> [MATERIAL]
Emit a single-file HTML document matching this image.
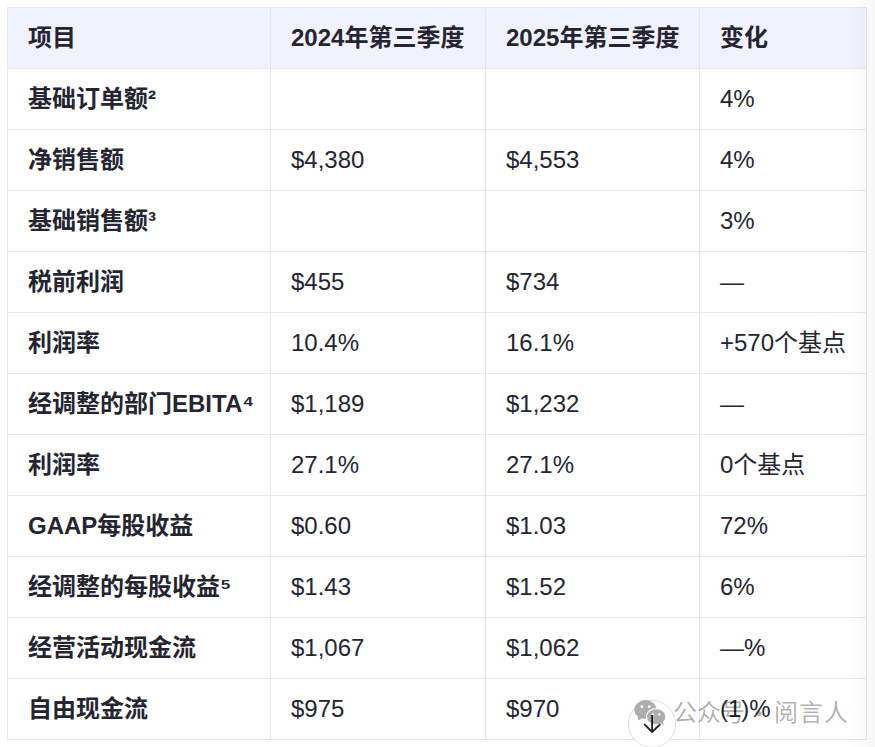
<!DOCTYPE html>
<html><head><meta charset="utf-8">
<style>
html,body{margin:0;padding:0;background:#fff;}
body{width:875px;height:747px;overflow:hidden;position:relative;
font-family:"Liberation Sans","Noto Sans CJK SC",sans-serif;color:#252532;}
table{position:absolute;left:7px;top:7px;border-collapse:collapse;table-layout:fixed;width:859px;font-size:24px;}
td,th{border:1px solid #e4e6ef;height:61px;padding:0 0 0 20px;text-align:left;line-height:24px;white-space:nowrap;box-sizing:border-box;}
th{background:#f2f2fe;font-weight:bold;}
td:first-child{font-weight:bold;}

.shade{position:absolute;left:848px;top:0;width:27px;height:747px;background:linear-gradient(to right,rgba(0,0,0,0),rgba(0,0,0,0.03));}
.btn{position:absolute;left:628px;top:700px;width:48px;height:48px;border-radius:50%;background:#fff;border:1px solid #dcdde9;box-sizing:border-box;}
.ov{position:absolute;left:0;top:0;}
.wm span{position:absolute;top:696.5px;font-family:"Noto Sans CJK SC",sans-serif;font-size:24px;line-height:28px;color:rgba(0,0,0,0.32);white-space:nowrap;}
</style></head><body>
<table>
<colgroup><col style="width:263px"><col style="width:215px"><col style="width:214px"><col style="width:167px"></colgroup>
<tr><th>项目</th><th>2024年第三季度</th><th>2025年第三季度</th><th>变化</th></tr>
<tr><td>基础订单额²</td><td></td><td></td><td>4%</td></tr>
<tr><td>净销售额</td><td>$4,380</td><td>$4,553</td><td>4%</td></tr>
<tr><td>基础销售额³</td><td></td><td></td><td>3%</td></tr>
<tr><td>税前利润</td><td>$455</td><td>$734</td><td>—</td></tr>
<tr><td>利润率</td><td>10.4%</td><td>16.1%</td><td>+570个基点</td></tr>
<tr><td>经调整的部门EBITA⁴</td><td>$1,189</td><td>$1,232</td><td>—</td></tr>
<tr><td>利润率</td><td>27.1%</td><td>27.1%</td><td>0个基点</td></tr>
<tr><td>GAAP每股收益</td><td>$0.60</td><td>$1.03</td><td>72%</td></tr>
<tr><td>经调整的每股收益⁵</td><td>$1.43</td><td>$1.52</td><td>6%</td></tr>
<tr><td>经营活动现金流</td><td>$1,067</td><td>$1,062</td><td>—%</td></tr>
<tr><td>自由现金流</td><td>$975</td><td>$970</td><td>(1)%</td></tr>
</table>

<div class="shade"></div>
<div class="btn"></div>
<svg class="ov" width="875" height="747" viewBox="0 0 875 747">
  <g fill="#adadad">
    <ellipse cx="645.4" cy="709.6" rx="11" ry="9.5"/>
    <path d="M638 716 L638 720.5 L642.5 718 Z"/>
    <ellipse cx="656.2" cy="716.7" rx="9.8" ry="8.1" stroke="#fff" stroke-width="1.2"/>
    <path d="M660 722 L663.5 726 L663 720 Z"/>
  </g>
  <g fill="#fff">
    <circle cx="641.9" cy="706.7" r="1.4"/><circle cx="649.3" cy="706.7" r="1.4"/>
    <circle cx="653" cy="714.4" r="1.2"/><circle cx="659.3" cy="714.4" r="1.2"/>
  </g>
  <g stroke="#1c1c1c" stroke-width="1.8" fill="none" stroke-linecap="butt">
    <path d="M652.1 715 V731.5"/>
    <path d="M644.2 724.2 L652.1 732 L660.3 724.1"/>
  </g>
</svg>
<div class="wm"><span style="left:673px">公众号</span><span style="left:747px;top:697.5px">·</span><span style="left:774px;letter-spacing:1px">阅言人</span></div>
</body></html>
...
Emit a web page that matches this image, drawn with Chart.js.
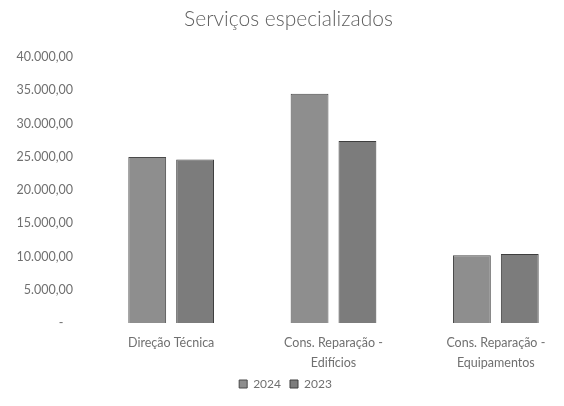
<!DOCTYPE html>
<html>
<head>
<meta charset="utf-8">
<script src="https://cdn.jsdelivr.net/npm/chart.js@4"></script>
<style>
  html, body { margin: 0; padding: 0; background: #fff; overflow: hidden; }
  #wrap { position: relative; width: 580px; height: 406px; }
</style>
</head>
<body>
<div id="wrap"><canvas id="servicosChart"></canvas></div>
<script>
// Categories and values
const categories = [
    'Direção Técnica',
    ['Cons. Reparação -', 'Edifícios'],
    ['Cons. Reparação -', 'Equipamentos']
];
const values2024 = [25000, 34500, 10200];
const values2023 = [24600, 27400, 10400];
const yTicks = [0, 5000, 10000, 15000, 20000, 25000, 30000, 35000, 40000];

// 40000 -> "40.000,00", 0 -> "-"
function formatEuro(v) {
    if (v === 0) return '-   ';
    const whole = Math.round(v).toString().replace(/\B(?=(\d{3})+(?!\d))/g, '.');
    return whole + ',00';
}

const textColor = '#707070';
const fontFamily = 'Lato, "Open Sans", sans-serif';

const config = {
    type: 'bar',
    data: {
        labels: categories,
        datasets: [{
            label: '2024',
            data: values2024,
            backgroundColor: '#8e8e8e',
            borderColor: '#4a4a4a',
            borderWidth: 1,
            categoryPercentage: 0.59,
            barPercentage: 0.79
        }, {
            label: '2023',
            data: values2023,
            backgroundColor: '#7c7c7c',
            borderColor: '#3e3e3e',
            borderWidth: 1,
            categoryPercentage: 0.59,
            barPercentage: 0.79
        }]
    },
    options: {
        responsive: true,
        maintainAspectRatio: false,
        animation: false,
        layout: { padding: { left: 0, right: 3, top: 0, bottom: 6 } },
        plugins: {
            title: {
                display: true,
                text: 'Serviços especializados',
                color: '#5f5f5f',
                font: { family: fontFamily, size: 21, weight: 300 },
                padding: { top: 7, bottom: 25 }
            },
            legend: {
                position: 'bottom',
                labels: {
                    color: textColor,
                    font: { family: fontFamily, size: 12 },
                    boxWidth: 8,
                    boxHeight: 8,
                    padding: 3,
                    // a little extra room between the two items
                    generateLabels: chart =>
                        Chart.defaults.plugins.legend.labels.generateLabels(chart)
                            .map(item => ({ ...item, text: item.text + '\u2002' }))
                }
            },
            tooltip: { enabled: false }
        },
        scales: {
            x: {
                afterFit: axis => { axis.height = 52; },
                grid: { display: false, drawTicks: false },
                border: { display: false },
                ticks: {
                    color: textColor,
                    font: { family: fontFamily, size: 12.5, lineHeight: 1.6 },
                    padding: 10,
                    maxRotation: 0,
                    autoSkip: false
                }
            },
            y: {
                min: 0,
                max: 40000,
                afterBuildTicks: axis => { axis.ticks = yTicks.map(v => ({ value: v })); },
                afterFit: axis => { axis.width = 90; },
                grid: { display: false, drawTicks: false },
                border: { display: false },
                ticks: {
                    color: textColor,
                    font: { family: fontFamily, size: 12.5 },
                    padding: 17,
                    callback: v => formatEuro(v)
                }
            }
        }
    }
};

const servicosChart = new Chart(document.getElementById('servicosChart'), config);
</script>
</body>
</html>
* * *
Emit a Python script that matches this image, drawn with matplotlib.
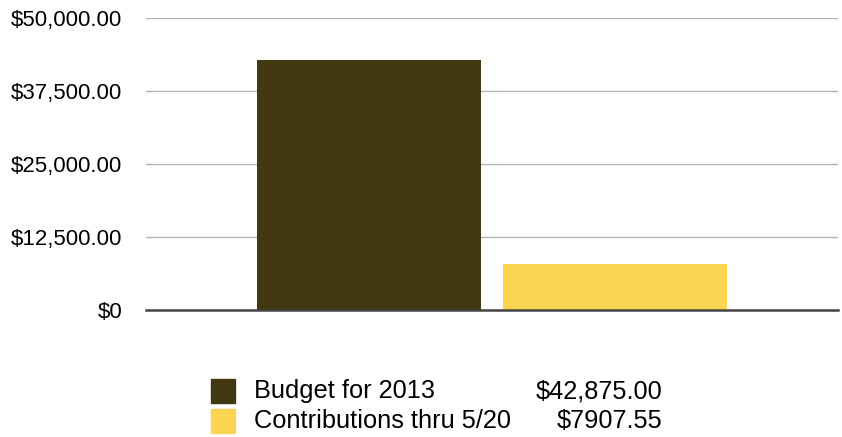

> [WHAT THE TASK REQUIRES]
Reproduce each line from the records that contains the word "document".

> [ANSWER]
Emit a single-file HTML document matching this image.
const servicosChart = new Chart(document.getElementById('servicosChart'), config);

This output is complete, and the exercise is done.